As a devotee of short stories, I am also a devotee of short story collections. There are collections that are hodgepodges of the brilliant works of an individual author, and there are collections also by the one writer that link the stories so you get to the end with the same sigh of satisfaction you get from a fat novel. The trick is in how to structure the stories so they work together.

‘Between the Assassinations’ (2008) does it simply and cleverly. Obviously – the title tells us so – Aravind Adiga’s stories are linked by time, between the 1984 and 1991 assassinations of the prime ministers of India, Indira Gandhi and Rajiv Gandhi. But that does not explain the structure.

The stories are all set in the town of Kittur on the south-western coast of India and they are linked by torn extracts from a travel guide, somewhat like the Lonely Planets we faithfully carry on our trips abroad. A route is suggested in a hypothetical tour itinerary by the guide (Day Two Lighthouse Hill, Day Three Angel Talkies, Day Six The Sultan’s Battery, and so on). As we follow the suggestions around the town, we meet and hear the stories of the inhabitants of each district.

Hindu, Moslem, Catholic, Communist, men and women, fathers and sons, and pointless daughters, of every caste but mainly the lower classes, these people indeed live on a lonely planet. There is humour, but it is dark, as it was in Adiga’s Man Booker Prize winner, ‘The White Tiger.’

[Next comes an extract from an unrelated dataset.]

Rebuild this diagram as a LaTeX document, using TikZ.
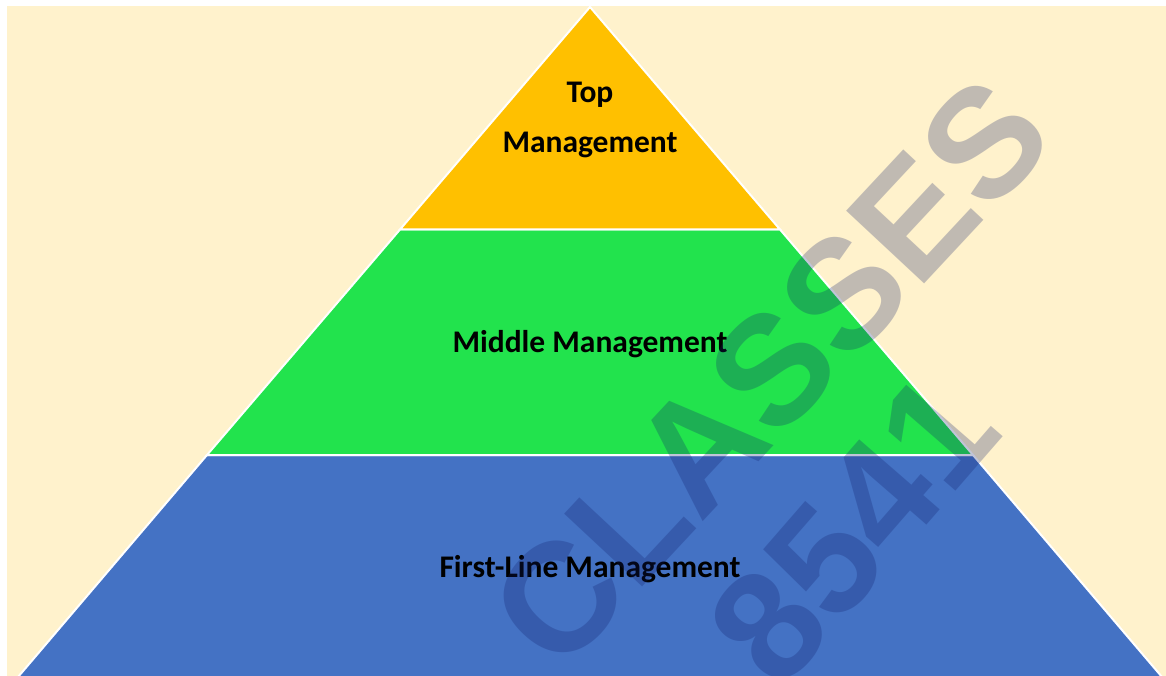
\documentclass[tikz,border=0pt]{standalone}
\usepackage{fontspec}
\setmainfont{Carlito}
\newfontfamily\wmfont{Liberation Sans}
\definecolor{cream}{RGB}{255,242,204}
\definecolor{topc}{RGB}{255,192,0}
\definecolor{midc}{RGB}{34,227,77}
\definecolor{lowc}{RGB}{68,114,196}
\definecolor{wmc}{RGB}{15,28,105}
\begin{document}
\begin{tikzpicture}[x=1pt,y=-1pt,
  tier/.style={draw=white,line width=2pt,line join=miter},
  lbl/.style={font=\fontsize{31.5}{50}\selectfont\bfseries,text=black,align=center,inner sep=0pt},
  wm/.style={font=\wmfont\bfseries\fontsize{155}{160}\selectfont,text=wmc,text opacity=0.26,inner sep=0pt,rotate=47}]
\useasboundingbox (0,0) rectangle (1166,676);
\fill[white] (0,0) rectangle (1166,676);
\fill[cream] (7,6) rectangle (1166,676);
% pyramid corners
\coordinate (apex) at (590,7);
\coordinate (tl) at (400,229.5);
\coordinate (tr) at (780,229.5);
\coordinate (ml) at (207,455);
\coordinate (mr) at (973,455);
\coordinate (bl) at (18,677);
\coordinate (br) at (1162,677);
\filldraw[tier,fill=lowc] (ml) -- (mr) -- (br) -- (bl) -- cycle;
\filldraw[tier,fill=midc] (tl) -- (tr) -- (mr) -- (ml) -- cycle;
\filldraw[tier,fill=topc] (apex) -- (tr) -- (tl) -- cycle;
\node[lbl] (top) at (590,120) {Top\\Management};
\node[lbl] (mid) at (590,344) {Middle Management};
\node[lbl] (low) at (590,569) {First-Line Management};
% watermark
\node[wm] (wm1) at (770,372) {CLASSES};
\node[wm,rotate=2] (wm2) at (853,528) {8541};
\end{tikzpicture}
\end{document}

At first I assumed Kittur was as imagined as the lives of its inhabitants. Adiga has the skills to make everything up. I only googled the name after I’d finished reading and was almost disappointed to find it is a real place. The discovery then made me even sadder for all the characters: the school boy burning with resentments, the village boy newly arrived, the beggar, the childless woman, the mosquito man who raises himself to the position of driver and falls again, the school teachers, the dry old Communist (Marxist-Maoist) who feels his heart stir.

Dreams do not come true.

Although the collection ends up as a vivd portrait of an Indian town, this is not a holiday read. I would not recommend you pack ‘Between the Assassinations’ with the Travel Guide as you set off to India. The read is recommended nonetheless.

 

 

 

 

 

The image is of a seventeenth century map of London; not directly relevant but a reminder that no matter where we live, we are all humans on a lonely planet in search of someone sensitive to write our stories.